UK SEES RISE IN INDIE BARS AND RESTAURANTS LAUNCHING OWN DRINKS BRANDS
As UK consumers increasingly look for unique or tailored experiences – when they travel or when they shop – more eateries and bars are taking up the challenge by developing and/or selling their own lines of beverages.
The trend for bespoke and customised services is nothing new: Amazon led the way many years ago. But technology and online usage – especially during the Covid crisis – have allowed many more brands like Nike and Farfetch to hone their skills in this area and become more familiar with customers and their buying habits.
In the food and drinks business, fancy hotels have long been setting themselves apart by, for example, creating house/signature cocktails. Now smaller, independent operators are also getting in on the act, either to offer a point of different, or to scale up sales.
In London for example, the Zia Lucia chain of six neighbourhood Italian pizzerias – plus a pasta restaurant called Berto – has just launched its own beer brand to celebrate its fifth birthday in June.
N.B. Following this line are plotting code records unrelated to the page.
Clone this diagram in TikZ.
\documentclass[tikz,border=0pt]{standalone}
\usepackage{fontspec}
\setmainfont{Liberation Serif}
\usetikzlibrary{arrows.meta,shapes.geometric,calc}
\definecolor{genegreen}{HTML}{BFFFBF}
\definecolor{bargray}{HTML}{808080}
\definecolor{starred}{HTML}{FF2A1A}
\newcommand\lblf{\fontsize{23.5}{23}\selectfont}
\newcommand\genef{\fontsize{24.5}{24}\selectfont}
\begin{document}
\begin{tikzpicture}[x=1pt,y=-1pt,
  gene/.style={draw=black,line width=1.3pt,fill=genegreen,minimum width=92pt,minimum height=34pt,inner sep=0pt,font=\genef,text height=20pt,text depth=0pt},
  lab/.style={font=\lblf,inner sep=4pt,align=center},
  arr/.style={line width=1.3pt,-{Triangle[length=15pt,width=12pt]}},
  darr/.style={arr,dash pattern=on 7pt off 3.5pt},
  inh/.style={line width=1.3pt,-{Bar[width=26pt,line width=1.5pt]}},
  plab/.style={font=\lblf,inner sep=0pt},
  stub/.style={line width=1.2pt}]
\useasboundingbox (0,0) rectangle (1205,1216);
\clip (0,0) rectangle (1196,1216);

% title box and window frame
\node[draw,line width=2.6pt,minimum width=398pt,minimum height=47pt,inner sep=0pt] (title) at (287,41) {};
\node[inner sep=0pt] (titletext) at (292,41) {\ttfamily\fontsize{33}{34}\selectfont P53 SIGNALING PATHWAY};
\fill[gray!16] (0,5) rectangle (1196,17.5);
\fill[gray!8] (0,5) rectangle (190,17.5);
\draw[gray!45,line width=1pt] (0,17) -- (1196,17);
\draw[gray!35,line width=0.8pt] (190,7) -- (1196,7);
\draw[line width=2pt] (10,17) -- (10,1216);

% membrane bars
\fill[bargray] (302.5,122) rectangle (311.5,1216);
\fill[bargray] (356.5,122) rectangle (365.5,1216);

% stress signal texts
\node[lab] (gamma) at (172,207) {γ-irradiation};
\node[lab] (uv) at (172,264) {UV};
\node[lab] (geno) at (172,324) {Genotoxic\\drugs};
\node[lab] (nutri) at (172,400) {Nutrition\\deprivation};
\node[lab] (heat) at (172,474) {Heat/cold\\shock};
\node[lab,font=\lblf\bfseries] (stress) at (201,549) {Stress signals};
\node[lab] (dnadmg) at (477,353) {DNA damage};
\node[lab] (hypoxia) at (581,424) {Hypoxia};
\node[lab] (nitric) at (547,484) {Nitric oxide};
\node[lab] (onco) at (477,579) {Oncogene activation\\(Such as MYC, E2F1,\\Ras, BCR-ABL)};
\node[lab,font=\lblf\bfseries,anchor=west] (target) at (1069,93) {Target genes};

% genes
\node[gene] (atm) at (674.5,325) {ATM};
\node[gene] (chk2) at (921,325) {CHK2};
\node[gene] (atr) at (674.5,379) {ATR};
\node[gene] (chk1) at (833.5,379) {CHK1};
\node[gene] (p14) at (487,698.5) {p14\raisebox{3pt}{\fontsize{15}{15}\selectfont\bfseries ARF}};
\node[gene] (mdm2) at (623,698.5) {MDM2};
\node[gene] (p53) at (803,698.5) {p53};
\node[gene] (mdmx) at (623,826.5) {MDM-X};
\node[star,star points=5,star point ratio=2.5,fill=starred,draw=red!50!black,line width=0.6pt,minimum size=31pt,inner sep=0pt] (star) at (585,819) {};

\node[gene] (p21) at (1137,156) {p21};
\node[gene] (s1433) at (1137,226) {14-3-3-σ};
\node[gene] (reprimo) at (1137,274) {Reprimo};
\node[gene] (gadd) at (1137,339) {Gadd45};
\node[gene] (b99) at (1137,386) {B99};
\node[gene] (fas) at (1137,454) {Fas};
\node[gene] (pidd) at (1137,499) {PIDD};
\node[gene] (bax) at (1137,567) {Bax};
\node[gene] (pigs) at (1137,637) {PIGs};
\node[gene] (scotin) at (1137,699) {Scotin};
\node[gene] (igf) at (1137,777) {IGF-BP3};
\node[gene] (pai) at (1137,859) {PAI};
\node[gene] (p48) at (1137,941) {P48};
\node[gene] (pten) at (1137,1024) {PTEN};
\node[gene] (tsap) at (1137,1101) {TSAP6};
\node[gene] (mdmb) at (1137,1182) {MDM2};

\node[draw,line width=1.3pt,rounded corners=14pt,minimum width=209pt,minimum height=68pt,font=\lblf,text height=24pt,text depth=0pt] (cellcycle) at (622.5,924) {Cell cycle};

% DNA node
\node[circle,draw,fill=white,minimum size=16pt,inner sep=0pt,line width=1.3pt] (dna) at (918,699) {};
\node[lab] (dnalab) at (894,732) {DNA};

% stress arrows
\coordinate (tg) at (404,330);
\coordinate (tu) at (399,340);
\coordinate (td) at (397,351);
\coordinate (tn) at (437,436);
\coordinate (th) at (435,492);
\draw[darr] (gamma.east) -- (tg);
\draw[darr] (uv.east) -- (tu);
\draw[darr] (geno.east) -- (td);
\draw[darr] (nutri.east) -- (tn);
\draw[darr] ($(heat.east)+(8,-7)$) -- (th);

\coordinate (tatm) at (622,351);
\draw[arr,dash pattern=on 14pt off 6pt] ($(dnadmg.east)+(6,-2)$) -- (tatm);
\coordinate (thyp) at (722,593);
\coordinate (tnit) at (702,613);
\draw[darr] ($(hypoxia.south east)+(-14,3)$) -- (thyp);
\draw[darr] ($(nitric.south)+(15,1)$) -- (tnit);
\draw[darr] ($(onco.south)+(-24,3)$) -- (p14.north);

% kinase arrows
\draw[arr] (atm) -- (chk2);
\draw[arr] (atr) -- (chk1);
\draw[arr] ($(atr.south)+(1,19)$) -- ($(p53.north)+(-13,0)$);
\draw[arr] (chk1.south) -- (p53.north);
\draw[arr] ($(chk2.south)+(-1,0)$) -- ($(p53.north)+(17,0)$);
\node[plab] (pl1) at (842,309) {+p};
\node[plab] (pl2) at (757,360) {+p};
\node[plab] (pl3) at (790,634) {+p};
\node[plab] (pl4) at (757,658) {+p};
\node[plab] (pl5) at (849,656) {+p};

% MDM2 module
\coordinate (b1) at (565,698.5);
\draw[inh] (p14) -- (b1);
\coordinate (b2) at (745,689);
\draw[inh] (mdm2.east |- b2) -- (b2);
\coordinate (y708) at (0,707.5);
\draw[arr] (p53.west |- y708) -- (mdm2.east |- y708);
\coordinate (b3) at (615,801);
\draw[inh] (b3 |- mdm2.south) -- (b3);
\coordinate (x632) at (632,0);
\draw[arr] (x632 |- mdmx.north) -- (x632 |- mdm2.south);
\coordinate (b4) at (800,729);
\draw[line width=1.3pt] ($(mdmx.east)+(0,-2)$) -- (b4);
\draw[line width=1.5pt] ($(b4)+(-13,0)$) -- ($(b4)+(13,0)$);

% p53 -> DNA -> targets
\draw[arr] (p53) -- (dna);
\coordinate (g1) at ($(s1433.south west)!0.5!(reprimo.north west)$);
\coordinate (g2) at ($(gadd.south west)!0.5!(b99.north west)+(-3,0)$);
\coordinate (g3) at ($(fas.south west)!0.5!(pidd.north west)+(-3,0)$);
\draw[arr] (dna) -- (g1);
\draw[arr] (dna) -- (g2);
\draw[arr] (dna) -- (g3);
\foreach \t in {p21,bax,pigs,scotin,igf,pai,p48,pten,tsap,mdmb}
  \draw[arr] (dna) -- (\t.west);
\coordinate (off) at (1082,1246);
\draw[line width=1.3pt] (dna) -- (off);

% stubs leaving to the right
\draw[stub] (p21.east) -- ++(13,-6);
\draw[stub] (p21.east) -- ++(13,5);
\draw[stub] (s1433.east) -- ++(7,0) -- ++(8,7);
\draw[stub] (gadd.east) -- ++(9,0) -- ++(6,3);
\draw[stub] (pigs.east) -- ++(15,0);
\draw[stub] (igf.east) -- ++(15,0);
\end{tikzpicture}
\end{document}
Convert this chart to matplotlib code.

Birra Cabriole has been created in collaboration with Brighton’s Laine Brew Co and is inspired by southern Italy’s coastline. This inaugural beer is an unfiltered lager with an alcohol content of 4.6% and is meant to communicate a recollection of a day at the seaside. That is a smart move at a time when Brits still can’t travel abroad that easily and are longing for some Mediterranean sea and sun.
Owners and founders Claudio Vescovo and Gianluca D’Angelo – whose extensive business experience extends to private equity, fund placements and securitisation – told SIAL: “We are craft beer lovers and it was one of our dreams to have our own beer. It is being sold in all our Zia Lucia and Berto restaurants as well as online with UK-wide shipment. In the near future, Birra Cabriole will also be available in selected Laine pubs, our brewing partner and also pub owner.” Both of them are already looking at further beers to join their debut product.
How to make a single bar accessible UK-wide
At another bar in London’s East End called Coupette, its signature cocktail, Apples, has just been released in a ready-to-drink can. Designed in London and made in France, the Apples RTD (8% ABV) has been created in partnership with cider maker Maison Sassy.
The idea is to have a bartender-quality tipple in the convenience of a can. The drink is made from five different apple varieties that have been pressed, filtered, and carbonated, plus calvados. It has notes of caramel, nutmeg, brown sugar and toffee.
For Coupette, the Apples RTD product was born from a desire to make the drink more accessible to its fans – and also widen its reach beyond the bar’s physical location. Bar manager Andrei Marcu commented: “Bringing together the on-trade and off-trade has been a dream come true and holding the can in my hand for the first time was incredibly exciting.”
Speaking to SIAL, Marcu added: “We know how popular Apples has been in the past few years among guests as much as in the industry, so we wanted to make it much more accessible around the country – and perhaps around the world soon.”
The Apples can costs £4.99 and will be distributed into supermarkets around the UK, as well as restaurants and other boutique or online shops. “Our target is to keep the same price as we have in our online shop,” Marcu said. “We will also attend a number of festivals this year and we will have Apples for sale there as well. By the end of the year we hope Apples will be accessible no matter where you are in the UK.”
This confident approach is helped by the fact that since Coupette opened its online shop back in September 2020 it has developed several cocktails as bottled RTDs in order to expand sales.
Other bars – certainly those that are award-winning or novel – will likely follow the Zia Lucia and Coupette path. As well as the potential for widening distribution and boosting sales volumes, other triggers will be top of mind.
Marcu told us: “This was one of the best projects I have worked on. For me it is a wonderful feeling when I think that our drink – which comes from a small bar in Bethnal Green, London, could soon be enjoyed by thousands of people around the country while travelling, or while they are at home watching TV.”